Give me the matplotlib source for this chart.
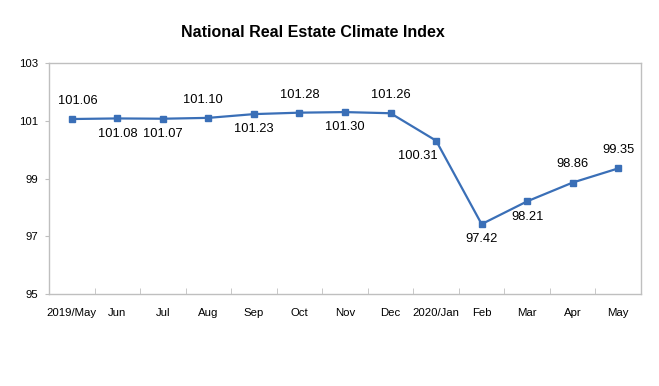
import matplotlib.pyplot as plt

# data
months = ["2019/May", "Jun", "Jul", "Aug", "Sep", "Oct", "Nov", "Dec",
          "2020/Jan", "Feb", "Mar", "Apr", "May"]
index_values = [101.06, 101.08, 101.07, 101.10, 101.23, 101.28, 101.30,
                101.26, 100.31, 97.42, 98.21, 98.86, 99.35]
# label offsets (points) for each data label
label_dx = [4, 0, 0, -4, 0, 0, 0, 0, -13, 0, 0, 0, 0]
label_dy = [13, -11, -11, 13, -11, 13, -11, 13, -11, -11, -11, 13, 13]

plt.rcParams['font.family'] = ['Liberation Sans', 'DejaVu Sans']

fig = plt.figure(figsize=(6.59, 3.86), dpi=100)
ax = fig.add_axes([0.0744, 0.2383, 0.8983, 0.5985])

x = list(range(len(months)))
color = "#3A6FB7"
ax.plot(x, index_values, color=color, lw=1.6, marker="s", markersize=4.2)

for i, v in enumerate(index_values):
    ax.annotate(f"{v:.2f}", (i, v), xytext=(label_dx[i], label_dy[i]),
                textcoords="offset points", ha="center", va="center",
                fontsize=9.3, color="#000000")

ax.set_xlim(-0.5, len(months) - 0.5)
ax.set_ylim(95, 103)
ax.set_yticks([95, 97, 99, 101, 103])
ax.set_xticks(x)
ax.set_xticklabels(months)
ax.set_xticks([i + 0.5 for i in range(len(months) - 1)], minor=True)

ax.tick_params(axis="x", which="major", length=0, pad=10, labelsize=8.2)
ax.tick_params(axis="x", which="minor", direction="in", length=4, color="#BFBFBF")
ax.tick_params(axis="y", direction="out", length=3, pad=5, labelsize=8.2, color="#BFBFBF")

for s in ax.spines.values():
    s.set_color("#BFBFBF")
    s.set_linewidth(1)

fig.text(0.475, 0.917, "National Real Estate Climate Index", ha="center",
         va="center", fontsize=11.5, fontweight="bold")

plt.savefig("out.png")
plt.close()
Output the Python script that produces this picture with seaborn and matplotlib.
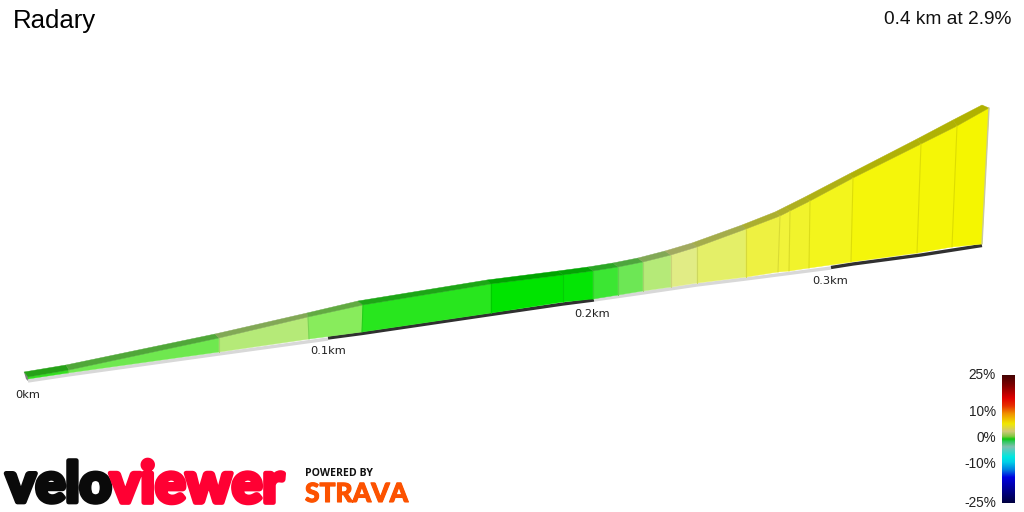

==================================================

__TASK DIRECTIONS__:
Go from the first line of the listing to the line holding "import matplotlib.pyplot as plt" and, please, transcribe those lines exactly, both included, with no pictures.

__OUTPUT FOR THIS EXERCISE__:
Give me the matplotlib source for this chart.
import matplotlib.pyplot as plt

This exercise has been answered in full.